Despite numerous reports, scientists have not found evidence of a parallel universe where time runs backwards.

A number of outlets reported this week that researchers in Antarctica had “found evidence” for a parallel universe based on an experiment where scientists found particles that seemed to break the laws of physics.

All of the reports cite the same source: a story from New Scientist from April 2020, about a finding made in 2016.

The report focuses on findings from the Antarctic Impulsive Transient Antenna (ANITA), which uses an array of radio antennas suspended from a helium balloon flying at a height of about 37,000 meters to detect radio pulses sent out by cosmic neutrinos during flights in December 2006 and December 2014.

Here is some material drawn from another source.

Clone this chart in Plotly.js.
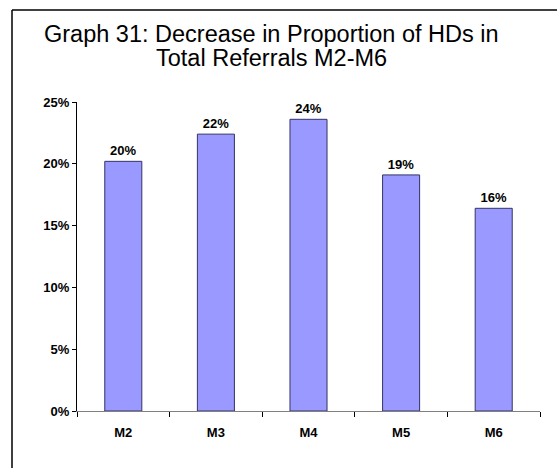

Normally, these are sent from space to the earth, but the researchers found some anomalous events where the neutrinos seem to have come from the planet’s interior – something which cannot be explained by current physics.

All this confirms, however, is that these are particles that deviate from the Standard Model (the theory that describes three of the four known fundamental forces in the universe, as well as classifying all known elementary particles) rather than evidence of a new universe.

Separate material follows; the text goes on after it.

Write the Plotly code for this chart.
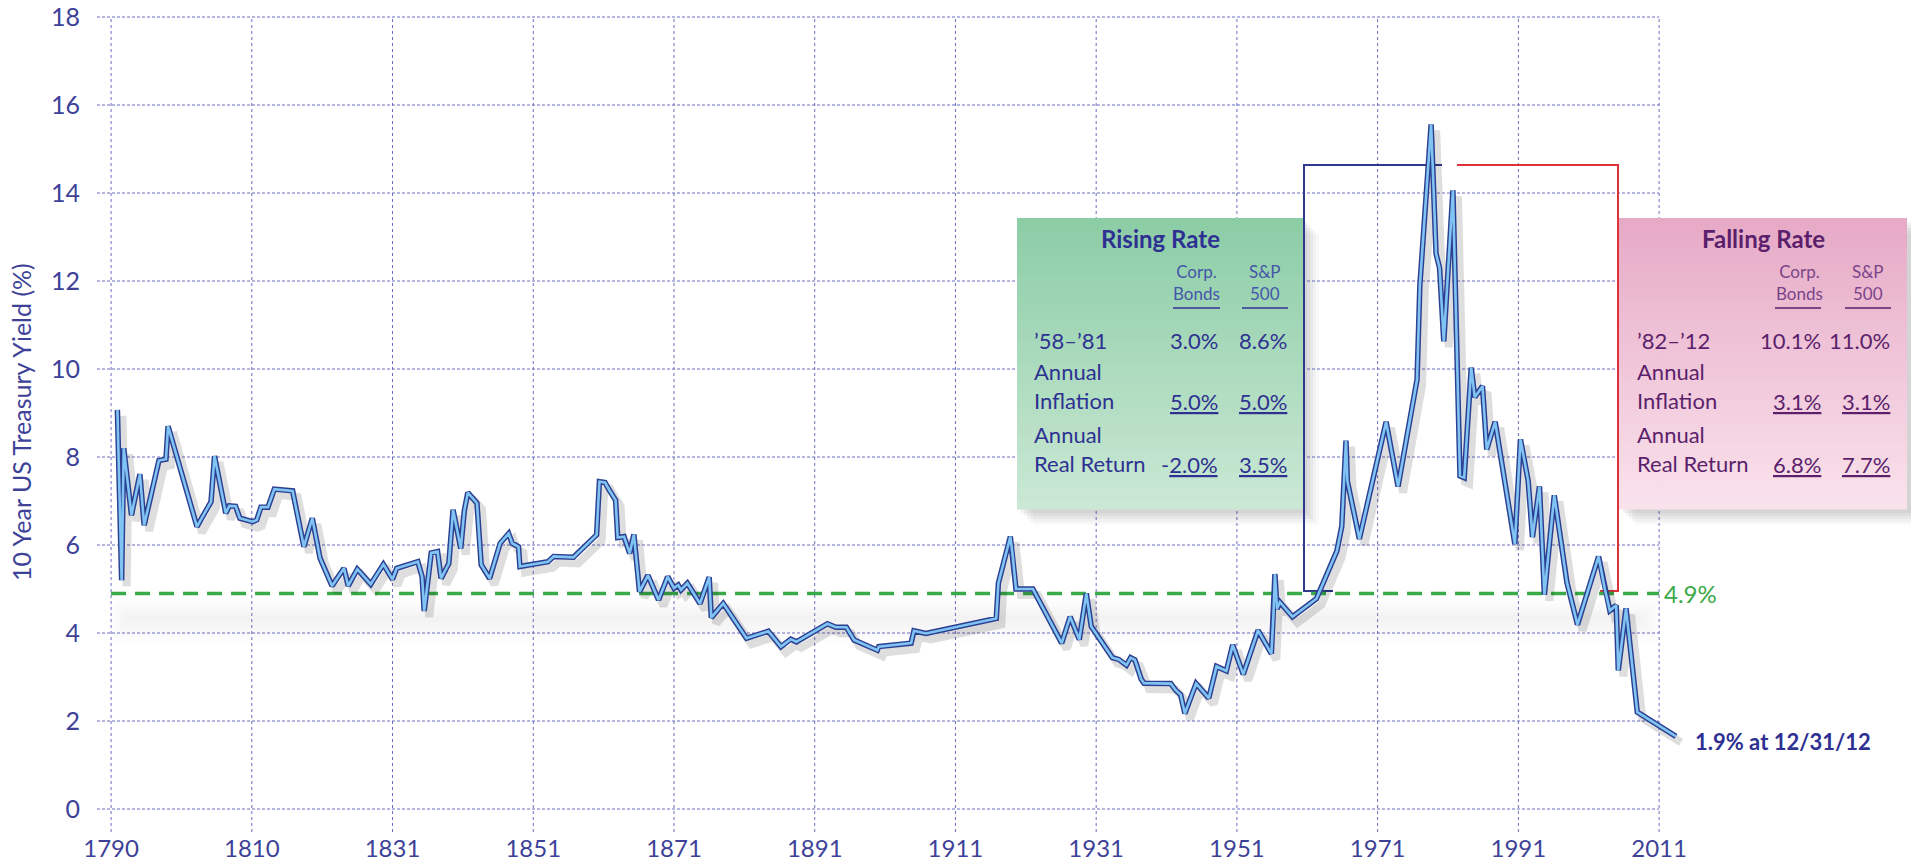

Another paper published in 2018, which showed more high-energy particles travelling upwards, said that the particles have a less than 1-in-3.5 million chance of being part of the standard model.

Physicists have proposed multiple explanations for these cosmic rays, including “sterile neutrinos” to “atypical dark matter” inside the Earth. Alex Pizzuto from the University of Wisconsin, who has worked with the IceCube Neutrino Observatory that carried out a similar experiment in the 2018 study (but did not find similar results) suggested that it could be due to properties in the ice itself.

“In my opinion, the results are strongly suggestive of an association, but not conclusive yet,” Princeton University’s Maria Petropoulou said about the 2018 study. “It could be possible, for example, that other sources lying in the same region of the sky could contribute to the neutrino flare detected by IceCube. Regardless, these results bring us one step closer to unveiling the sources of astrophysical neutrinos.”

Asked about such theories Peter Gorham, the Professor of Physics at the University of Hawaii quoted in the New Scientist article, said that the research “had nothing to do with the development of the parallel-universe idea.”

“Unfortunately the journalism on this has not distinguished very well between our experimental work which identified some anomalies in the data, and the theory proposed by some physicists who are not a part of our collaboration,” Professor Gorham told The Independent.

“While I am not opposed to free speculation regarding the anomalies we have observed, our own opinion is that they are more likely to be explainable in terms of physics that is likely to be much less exotic.”

A blog post by the University of Hawaii speculated in 2018: “One possibility is that cosmic rays from a bright supernova blasted all the way through the earth.”